Your Pipeline Is Done. Now What? The Real Work Starts Here
You have built the pipeline. The golden path is defined. Database migrations run automatically. Infrastructure provisioning goes through CI/CD. Feature flags are in place. The team feels proud, and rightfully so.
But a few weeks later, someone notices something odd. A developer still runs database migrations from their laptop. Another team member provisions a staging environment through the cloud console. The pipeline exists, but people are walking around it.
This is not a failure. This is the moment where implementation ends and iteration begins. The roadmap you built is not a finish line. It is a starting point that needs constant evaluation.
Does Anyone Actually Use the Pipeline?
The first question to ask is not "is the pipeline correct?" but "is the pipeline used?" A pipeline that sits untouched in your CI/CD tool is not delivering value. It is technical debt wearing a green badge.

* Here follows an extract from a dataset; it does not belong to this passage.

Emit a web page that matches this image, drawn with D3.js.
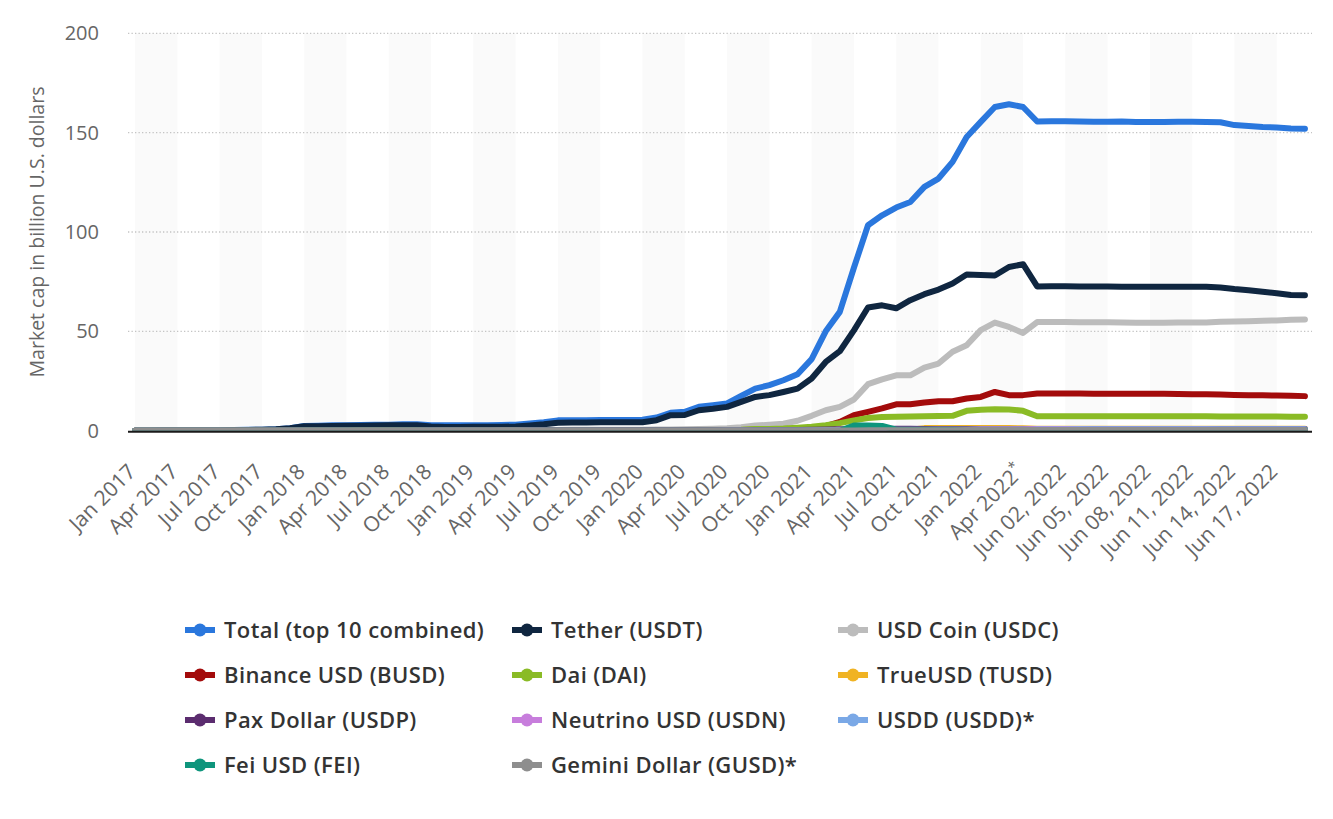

Start by looking at adoption. Check how many deployments went through the pipeline in the last month. Compare that to the total number of changes made. If the numbers do not match, find out why.
Common reasons people bypass pipelines include:
- The pipeline is too slow for small changes
- The approval process is too heavy for routine updates
- The pipeline does not handle edge cases that happen frequently
- People do not trust the pipeline to catch real problems
None of these are about blame. They are signals that the pipeline needs adjustment. If people choose the manual path, something about the automated path is not working for them.
Let the Data Speak
The simplest way to evaluate your pipeline is to look at the numbers. Most CI/CD tools provide basic metrics. Pull them and ask a few questions:
How many deployments succeeded in the last month? How many failed at each stage? How long does it take from commit to production?
These numbers reveal bottlenecks that daily work hides. Maybe your application pipeline is fast, but the database pipeline waits for approval for three days. Maybe infrastructure changes flow smoothly, but the application pipeline fails at integration tests because the staging environment is out of sync.
One team I worked with discovered that their pipeline was green 95% of the time, but production incidents still happened regularly. The data showed that the pipeline only tested happy paths. Edge cases and failure modes were never covered. The pipeline looked good on paper but provided false confidence.
Run a Roadmap Retrospective
You already do sprint retrospectives. Now do a roadmap retrospective. This is different. Instead of looking at what happened in the last two weeks, look at whether the decisions you made months ago still make sense.
Ask these questions as a team:
- Is the golden path we chose still the most common path people take?
- Are the risk gates we added too strict for small changes?
- Did standardizing the pipeline make things easier, or did it create friction?
- Are there new types of changes that the pipeline does not handle?
Be honest about the answers. The golden path might have been a good choice six months ago, but now the team works on different kinds of projects. The risk gate that made sense for a financial transaction system might be overkill for an internal tool.
One team realized that their pipeline required three approvals for every change, including documentation updates. The intent was safety, but the result was that documentation fell behind because nobody wanted to go through the process. They adjusted by creating a lightweight path for non-code changes.
Adjust, Do Not Overhaul
When you find problems, resist the urge to redesign everything. Most adjustments are small. You might need to change the order of priorities. You might need to adjust risk gates for specific types of changes. You might need to add a fast track for urgent fixes.
The key is to make evaluation a habit. Every three months, set aside a few hours to review the pipeline and the roadmap. This cadence keeps the system aligned with how the team actually works.
This evaluation also helps you decide what to tackle next. Use a simple maturity model, not for labeling, but for direction. Ask: are we strong in application pipelines but weak in database changes? Do we have good infrastructure pipelines but poor feature flag practices? The answer tells you where to focus the next iteration.
Turn Evaluation Into Action
An evaluation that ends with a report is wasted effort. Every review must produce at least one concrete change. It could be simplifying a pipeline step. It could be adding security scanning. It could be documenting a pattern that another team can follow.
Write down the change, assign someone to own it, and check back in the next evaluation cycle. If nothing changed between two evaluations, the process is broken. Either the evaluation did not identify real problems, or the team does not have the bandwidth to act.
A Practical Checklist for Your Next Evaluation
Use this when you sit down for your quarterly pipeline review:
- Compare pipeline deployment count vs total changes in the last month
- Identify the stage with the highest failure rate
- Check how long the longest-running pipeline takes from commit to production
- Ask each team member: "What do you bypass the pipeline for?"
- List one thing to simplify and one thing to add
- Assign ownership for each change
The Real Goal Is Not Completion
A roadmap is not a document you finish. It is a living thing that changes as your team learns. The goal is not to have every pipeline done. The goal is to keep delivering changes safely, quickly, and with control.
As long as there are users, as long as there is code changing, as long as databases and infrastructure keep running, evaluation and iteration will never stop. That is not a problem. That is a sign that your team is still growing.
The pipeline you build today will not be the pipeline you need next year. And that is exactly how it should be.